Michigan Republican Predicts A Divided GOP After Medicaid Expansion Passes

Michigan Republican Predicts A Divided GOP After Medicaid Expansion Passes

It took two votes, but months after Governor Rick Snyder (R-MI) told legislators to “take a vote, not a vacation,” Medicaid expansion has finally passed Michigan’s state senate. An estimated 470,000 Michiganders who currently earn too much to qualify for Medicaid are likely to get fully subsidized health insurance as part of the Affordable Care Act.

Now a state Republican official is predicting the political wrangling that ended with Senator Tom Casperson (R-Escanaba) switching his vote in favor of expansion will cost the state GOP big in 2014.

“We will see division in our county, district and state party,” Adrian M. Poulisse, the Michigan GOP’s 1st Congressional District Secretary, wrote on the Delta County Republican Party website. “We will see primary challengers step up against incumbents. We will see some of the most divisive conventions we have ever seen.”
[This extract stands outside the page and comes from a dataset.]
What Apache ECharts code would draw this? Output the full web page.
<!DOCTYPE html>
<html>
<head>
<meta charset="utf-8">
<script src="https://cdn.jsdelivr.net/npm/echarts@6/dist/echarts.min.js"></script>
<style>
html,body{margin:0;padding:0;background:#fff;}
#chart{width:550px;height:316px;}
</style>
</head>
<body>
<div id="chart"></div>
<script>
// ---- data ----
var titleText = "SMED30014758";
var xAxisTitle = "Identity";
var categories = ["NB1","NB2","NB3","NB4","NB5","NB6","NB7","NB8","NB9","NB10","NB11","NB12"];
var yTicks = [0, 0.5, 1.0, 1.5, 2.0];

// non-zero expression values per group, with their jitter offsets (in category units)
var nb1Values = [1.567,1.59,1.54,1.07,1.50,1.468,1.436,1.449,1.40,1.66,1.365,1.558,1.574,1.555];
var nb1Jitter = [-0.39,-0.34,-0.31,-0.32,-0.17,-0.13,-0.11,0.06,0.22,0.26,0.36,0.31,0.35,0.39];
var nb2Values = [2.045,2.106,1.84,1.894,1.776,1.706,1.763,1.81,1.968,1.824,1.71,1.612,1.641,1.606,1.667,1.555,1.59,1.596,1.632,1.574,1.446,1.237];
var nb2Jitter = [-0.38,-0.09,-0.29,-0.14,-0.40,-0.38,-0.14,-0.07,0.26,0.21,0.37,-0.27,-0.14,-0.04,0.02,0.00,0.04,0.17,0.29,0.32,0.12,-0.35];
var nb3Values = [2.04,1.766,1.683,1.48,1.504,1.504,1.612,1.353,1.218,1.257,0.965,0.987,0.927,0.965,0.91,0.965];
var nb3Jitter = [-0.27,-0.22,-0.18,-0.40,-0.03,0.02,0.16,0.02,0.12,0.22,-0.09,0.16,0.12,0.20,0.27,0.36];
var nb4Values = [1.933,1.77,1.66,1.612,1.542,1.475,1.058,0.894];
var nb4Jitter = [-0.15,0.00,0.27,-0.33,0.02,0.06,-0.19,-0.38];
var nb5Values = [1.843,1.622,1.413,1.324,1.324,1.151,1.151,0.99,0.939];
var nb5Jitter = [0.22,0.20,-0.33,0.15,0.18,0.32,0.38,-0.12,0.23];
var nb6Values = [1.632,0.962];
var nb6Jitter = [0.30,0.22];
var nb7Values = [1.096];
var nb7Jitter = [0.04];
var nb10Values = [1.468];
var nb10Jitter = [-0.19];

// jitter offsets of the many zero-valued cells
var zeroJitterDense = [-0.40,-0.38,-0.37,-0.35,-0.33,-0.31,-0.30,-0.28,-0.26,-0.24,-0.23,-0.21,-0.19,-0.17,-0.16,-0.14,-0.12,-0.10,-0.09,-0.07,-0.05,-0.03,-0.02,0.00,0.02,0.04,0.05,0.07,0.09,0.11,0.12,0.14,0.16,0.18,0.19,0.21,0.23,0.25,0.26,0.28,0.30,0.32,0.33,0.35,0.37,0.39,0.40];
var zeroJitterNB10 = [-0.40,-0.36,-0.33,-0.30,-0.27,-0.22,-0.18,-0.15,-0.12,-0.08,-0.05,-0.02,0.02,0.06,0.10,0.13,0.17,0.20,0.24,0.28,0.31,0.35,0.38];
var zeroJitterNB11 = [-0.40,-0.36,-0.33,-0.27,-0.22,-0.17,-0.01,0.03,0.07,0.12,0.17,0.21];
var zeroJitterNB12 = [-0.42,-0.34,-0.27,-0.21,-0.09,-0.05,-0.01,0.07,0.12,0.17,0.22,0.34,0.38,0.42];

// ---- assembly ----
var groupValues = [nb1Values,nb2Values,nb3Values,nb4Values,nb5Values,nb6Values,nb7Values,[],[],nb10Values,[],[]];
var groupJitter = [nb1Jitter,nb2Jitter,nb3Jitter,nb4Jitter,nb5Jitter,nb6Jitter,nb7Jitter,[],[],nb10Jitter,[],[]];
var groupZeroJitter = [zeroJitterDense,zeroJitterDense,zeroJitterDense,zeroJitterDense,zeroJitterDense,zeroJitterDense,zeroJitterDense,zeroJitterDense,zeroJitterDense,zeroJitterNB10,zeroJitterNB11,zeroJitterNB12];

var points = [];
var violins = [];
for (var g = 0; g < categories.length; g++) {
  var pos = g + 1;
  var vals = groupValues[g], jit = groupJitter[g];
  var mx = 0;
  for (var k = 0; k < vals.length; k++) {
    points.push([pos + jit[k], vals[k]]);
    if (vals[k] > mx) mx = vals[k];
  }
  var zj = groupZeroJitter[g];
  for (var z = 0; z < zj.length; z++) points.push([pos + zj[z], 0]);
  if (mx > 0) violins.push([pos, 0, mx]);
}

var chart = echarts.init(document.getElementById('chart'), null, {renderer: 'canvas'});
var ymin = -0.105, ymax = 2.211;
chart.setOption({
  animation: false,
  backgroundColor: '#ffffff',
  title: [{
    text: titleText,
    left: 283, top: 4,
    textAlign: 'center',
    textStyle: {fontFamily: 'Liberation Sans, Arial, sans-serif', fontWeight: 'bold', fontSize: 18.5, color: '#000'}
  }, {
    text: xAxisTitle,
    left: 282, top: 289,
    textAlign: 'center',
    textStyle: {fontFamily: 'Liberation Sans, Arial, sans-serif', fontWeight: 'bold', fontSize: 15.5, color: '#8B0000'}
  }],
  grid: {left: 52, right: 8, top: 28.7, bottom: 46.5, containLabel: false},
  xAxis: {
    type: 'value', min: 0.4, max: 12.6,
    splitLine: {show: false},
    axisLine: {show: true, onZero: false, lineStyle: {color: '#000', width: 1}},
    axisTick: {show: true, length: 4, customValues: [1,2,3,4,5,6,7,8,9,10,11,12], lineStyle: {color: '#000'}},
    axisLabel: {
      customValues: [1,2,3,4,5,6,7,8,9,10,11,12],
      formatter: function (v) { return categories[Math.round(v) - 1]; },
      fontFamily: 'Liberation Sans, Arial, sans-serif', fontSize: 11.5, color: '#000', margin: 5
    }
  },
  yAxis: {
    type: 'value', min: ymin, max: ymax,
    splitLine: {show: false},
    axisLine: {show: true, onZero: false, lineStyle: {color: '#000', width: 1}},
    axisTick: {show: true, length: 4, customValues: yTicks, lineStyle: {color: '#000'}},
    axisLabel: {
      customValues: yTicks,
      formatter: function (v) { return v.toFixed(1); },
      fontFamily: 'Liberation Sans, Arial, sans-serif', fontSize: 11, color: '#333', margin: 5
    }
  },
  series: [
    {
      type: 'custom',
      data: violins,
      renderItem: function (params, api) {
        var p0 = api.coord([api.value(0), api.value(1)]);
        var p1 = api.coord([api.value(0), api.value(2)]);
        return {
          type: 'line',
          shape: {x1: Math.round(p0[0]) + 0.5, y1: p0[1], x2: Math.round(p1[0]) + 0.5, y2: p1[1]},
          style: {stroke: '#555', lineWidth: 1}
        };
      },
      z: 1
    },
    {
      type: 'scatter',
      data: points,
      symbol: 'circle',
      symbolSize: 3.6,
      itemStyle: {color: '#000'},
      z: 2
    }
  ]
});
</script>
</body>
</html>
Poulisse went on to say that passing an element of Obamacare without even a majority of the Republican caucus will reverberate into next year’s election.

“We could end up losing the vacant Senate seat and thus cost a GOP majority in the U.S. Senate. We could lose our slim majority in the state house. We will likely lose our governor race because our own party sits it out or votes third party.”

Poulisse included “30 Peices of Silver,” (sic) “Barack H Obama,” and “Judas Iscariot” as tags on his post.

Divisions in Michigan’s GOP have been brewing for months. In February, Snyder had to cut a trip to Washington D.C. short in order to prevent Tea Partier Todd Courser, a favorite of the so-called “Freedom Caucus,” from defeating the governor’s choice for state party chairman.

Lt. Governor Brian Calley — a Tea Partier who was willing to be the tie-breaking vote in favor of Medicaid — is facing a primary challenge from an even more conservative Tea Partier, Wes Nakagiri.

The irony of course is that despite Medicaid expansion, Governor Rick Snyder and the state’s Republicans have steamrolled through a right-wing agenda since taking office in 2011. They slashed education, cut taxes for corporations, eliminated tax breaks for the poor and pensioners, made it harder for a woman to get an abortion and passed legislation that makes it much more difficult for unions to organize.

But Snyder, facing re-election in a state that voted for President Obama by more than 9 percent, knew his party could not turn down the $7 million a day the state would have lost by rejecting Medicaid expansion. Just that one small step toward moderation was a “crushing blow to hope for Michigan Republican unity,” according to Adrian M. Poulisse.